Repeal Day – Today we commemorate the day the 18th amendment to the Constitution was repealed. Once again Americans were free to buy, sell and drink alcoholic beverages. In the 1900’s, many of the people in American thought that alcohol was the root cause of many social ills in the country. Prohibition on a national scale was promoted in part by the American Christian Women’s Temperance Union. As the movement grew in popularity, it pressed the United States Congress to pass the 18th amendment on January 16, 1919, which prohibited the manufacture, transportation, sale and consumption of alcohol. In spite of their best intentions, the ban on alcohol did little to improve the social conditions of the country, or to reduce crime. Instead, crime increased as racketeers started making and selling alcohol, turning it into BIG business. As the popularity of the 18th amendment faded, more and more people sought to repeal it. On December 5, 1933, Congress passed the 21st Amendment, which effectively repealed the 18th Amendment. This is a perfect example how Big Brother telling individuals what they can and cannot do, especially in their own homes, doesn’t work. It violates our right to make our own choices. There’s a lot of this going around lately, as our government spins out of control. Individual groups of people mandating what others do, say, think, eat and buy. It’s ridiculous, it’s offensive, and the fact is that it won’t work in the long run and will only lead to more hate and more discontent.
Friday – December 6
Faux Fur Friday – This one has very little information floating around about it, but it’s pretty easy, at least in my mind, to conclude that the creator wanted to encourage people to wear faux fur instead of real fur. I get the sentiment, and it makes sense. Easy way to celebrate this one is to wear faux fur!
Miners’ Day – Today is the 10th annual National Miners Day. In 2009, Congress proclaimed that each December 6th would be the day of remembrance of the 1907 Monongah coal mine disaster, which resulted in the deaths of 362 miners and became the worst industrial accident in American history. American miners play a much larger role in our lives that most people know. They mine a variety of raw materials that are components in products we use every day, like coal, copper, phosphate, silver, limestone, iron and zinc. Coal, and the electricity generated by coal power, is used by many homes, businesses and communities. Miners produce the gravel, crushed stone, tar, asphalt, road salt and cement used to build the roads we travel on and to make them safer. The thousands of everyday goods we use that are from the hard work of miners is mind boggling. The miners put their lives on the line every day to do their jobs and deserve to be protected from workplace hazards that have killed tens of thousands of them, and injured hundreds of thousands more throughout our history. Today I hope that the American people will pause to remember the miners, both those who have been lost to this dangerous job, and those who are currently performing it. Say a prayer for their safety and if you know a miner, thank him or her for their contribution to our nation.

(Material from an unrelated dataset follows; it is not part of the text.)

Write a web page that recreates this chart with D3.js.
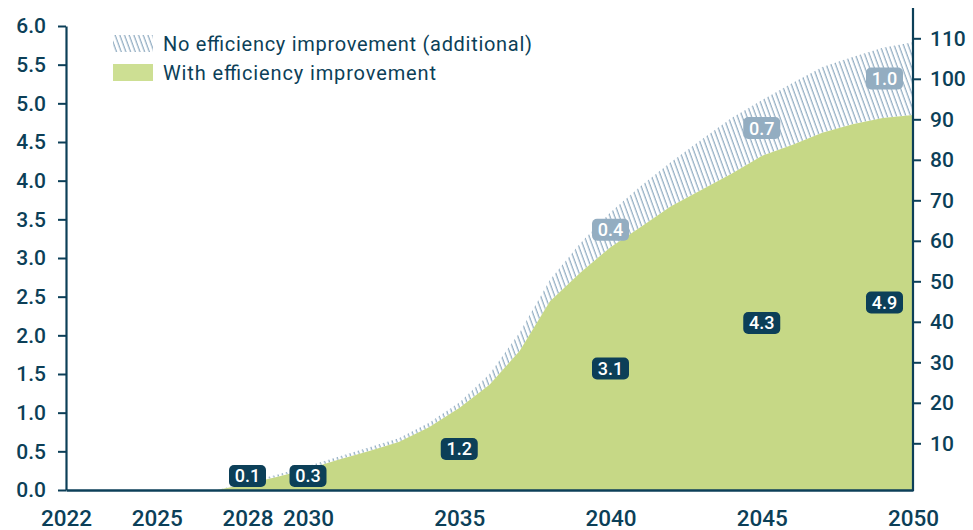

Mitten Tree Day – I’m not exactly sure what this holiday was intended to be, but I do like what has been done with it. This is a wonderful holiday to celebrate with, and for children! Set up a Christmas tree and have people donate new mittens by hanging them on the tree, then donate them to a shelter, or anywhere taking this kind of donation this winter! How wonderful is that?
Food Celebration of the Day
Comfort Food Day – Although the concept has been around for ages, the term “comfort food” wasn’t officially added to the American dictionary until 1977! We all have our favorites. What would yours be? I have several, depending on my mood. The one thing that always makes me feel better when I’m bummed out though, is oatmeal cookies – from the recipe that my Grandma used to use. There’s something about them that fills my heart with happy feelings
Sachertorte Day – Today we celebrate a very specific type of chocolate cake, or torte, that was invented by Austrian chef Franz Sacher in 1832 for Prince Wenzel von Metternich in Vienna, Austria. It is one of the most famous Viennese culinary specialties. There are recipes similar to the Sachertorte that appeared as early as the 18th century, with one example being in the cookbook of Conrad Hagger in 1718. In 1832, Prince Wenzel von Metternich ordered his personal chef with creating a very special dessert for some important guests. The chef became very ill and gave the job to his 16-year-old apprentice, Franz Sacher. What a lot of responsibility! Today’s kids of that age would go running for a “safe place” from the challenge and whine that it was too much! OK, maybe not ALL kids, but so many of them! Sad, isn’t it? Franz was in his 2nd year of training in Metternich’s kitchen. The Prince declared that evening “Let there be no shame on me tonight!” The torte is reported to have delighted the Prince’s guests but didn’t get further attention right away. Sacher finished his training as a chef and afterward spent time in Bratislava and Budapest, coming to settle back in his hometown of Vienna, where he opened a specialty delicatessen and wine shop. Sache’s oldest son Eduard followed in his father’s culinary footsteps, completing his own culinary education, taking the time to perfect his father’s recipe and develop the torte into its current form. The cake was first served at the Demel and later at the Hotel Sacher and remains among the most famous of Vienna’s culinary specialties. I found this recipe for a Sachertorte as interpreted by Wolfgang Puck from www.foodnetwork.com. May be worth giving a try since it’s a delicacy created for royalty! We all deserve to be royal from time to time, right?
Gazpacho Day – Hailing from Spain, gazpacho is basically classic tomato soup served cold. Pair it with crusty bread on the side or go traditional and add a few chunks into the pot. I’ve never had Gazpacho, but to be honest, all of these pictures really remind me of salsa! If any of you have ever had it, can you tell me if it’s similar?
Gotta run – Friday can’t be over until the workday is done! God bless you. I will try to get a weekend post up for you tonight.